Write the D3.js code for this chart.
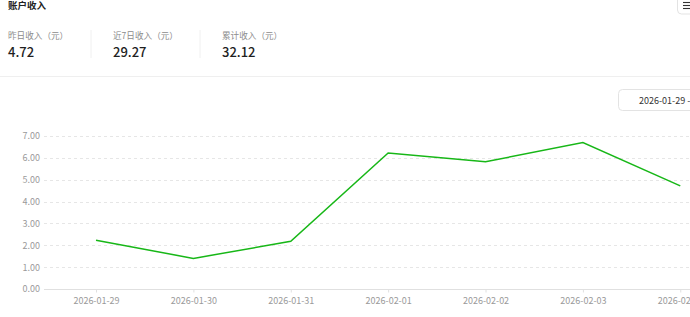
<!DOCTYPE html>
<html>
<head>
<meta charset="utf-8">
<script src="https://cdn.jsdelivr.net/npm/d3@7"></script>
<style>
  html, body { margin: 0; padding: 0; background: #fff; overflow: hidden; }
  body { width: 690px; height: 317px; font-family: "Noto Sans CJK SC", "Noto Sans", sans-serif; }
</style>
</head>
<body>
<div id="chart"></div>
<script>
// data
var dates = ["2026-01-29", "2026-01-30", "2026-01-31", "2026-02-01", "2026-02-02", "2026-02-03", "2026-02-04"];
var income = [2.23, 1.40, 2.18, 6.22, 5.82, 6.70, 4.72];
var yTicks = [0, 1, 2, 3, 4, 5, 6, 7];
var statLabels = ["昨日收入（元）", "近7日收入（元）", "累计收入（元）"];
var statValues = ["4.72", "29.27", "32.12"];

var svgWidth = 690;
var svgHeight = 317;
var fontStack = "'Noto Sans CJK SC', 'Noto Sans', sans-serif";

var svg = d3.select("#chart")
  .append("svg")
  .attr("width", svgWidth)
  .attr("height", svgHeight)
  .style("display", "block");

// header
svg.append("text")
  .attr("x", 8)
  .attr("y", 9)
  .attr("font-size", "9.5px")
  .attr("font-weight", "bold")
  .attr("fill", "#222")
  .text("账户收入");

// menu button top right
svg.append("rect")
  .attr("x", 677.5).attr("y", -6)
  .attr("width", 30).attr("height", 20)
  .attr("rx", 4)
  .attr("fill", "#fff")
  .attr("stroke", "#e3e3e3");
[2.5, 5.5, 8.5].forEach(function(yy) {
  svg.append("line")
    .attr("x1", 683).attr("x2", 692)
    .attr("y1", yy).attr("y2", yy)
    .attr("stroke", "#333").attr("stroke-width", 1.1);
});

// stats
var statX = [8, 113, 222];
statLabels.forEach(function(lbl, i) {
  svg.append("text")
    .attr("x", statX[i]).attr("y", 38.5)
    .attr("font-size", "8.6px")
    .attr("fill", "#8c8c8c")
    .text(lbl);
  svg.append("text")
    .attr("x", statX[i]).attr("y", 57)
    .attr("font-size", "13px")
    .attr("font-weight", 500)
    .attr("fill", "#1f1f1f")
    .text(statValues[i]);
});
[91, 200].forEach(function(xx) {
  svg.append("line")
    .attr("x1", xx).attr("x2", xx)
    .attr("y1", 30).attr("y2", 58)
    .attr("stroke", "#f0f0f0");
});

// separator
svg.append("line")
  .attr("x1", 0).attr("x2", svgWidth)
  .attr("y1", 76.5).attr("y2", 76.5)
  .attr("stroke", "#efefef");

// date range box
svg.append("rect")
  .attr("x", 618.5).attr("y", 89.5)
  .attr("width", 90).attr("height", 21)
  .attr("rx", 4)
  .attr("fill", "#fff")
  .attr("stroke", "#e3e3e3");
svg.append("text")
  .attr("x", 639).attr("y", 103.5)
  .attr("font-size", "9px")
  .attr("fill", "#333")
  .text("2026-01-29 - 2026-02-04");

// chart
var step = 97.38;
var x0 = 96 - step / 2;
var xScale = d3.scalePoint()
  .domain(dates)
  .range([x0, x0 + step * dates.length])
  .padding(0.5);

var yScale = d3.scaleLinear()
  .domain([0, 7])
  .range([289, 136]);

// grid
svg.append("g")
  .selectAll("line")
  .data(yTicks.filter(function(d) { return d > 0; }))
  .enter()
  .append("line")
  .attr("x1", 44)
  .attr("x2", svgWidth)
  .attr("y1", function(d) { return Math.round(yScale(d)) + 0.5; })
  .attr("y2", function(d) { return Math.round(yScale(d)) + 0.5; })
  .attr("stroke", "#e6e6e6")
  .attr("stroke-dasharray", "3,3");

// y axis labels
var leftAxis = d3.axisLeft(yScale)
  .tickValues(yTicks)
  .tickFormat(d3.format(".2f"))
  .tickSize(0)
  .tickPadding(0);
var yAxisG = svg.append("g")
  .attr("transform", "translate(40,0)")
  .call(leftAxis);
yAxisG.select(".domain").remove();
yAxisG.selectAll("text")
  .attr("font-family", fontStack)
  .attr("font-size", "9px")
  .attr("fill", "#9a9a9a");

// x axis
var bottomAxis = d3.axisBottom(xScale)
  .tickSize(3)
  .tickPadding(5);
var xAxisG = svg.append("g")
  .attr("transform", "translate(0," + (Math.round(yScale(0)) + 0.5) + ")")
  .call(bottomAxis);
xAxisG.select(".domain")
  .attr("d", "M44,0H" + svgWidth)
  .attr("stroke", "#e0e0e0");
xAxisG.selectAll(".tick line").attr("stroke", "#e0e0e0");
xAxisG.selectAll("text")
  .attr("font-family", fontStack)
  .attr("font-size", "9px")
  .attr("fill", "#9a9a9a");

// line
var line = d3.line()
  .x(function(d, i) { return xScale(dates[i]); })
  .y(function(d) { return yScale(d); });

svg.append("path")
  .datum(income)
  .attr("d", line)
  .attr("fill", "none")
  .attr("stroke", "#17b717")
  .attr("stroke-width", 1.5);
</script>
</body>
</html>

+-------+

Exercise task: Copy every line of the listing that contains the word "chart".

Exercise response:
Write the D3.js code for this chart.
<div id="chart"></div>
var svg = d3.select("#chart")
// chart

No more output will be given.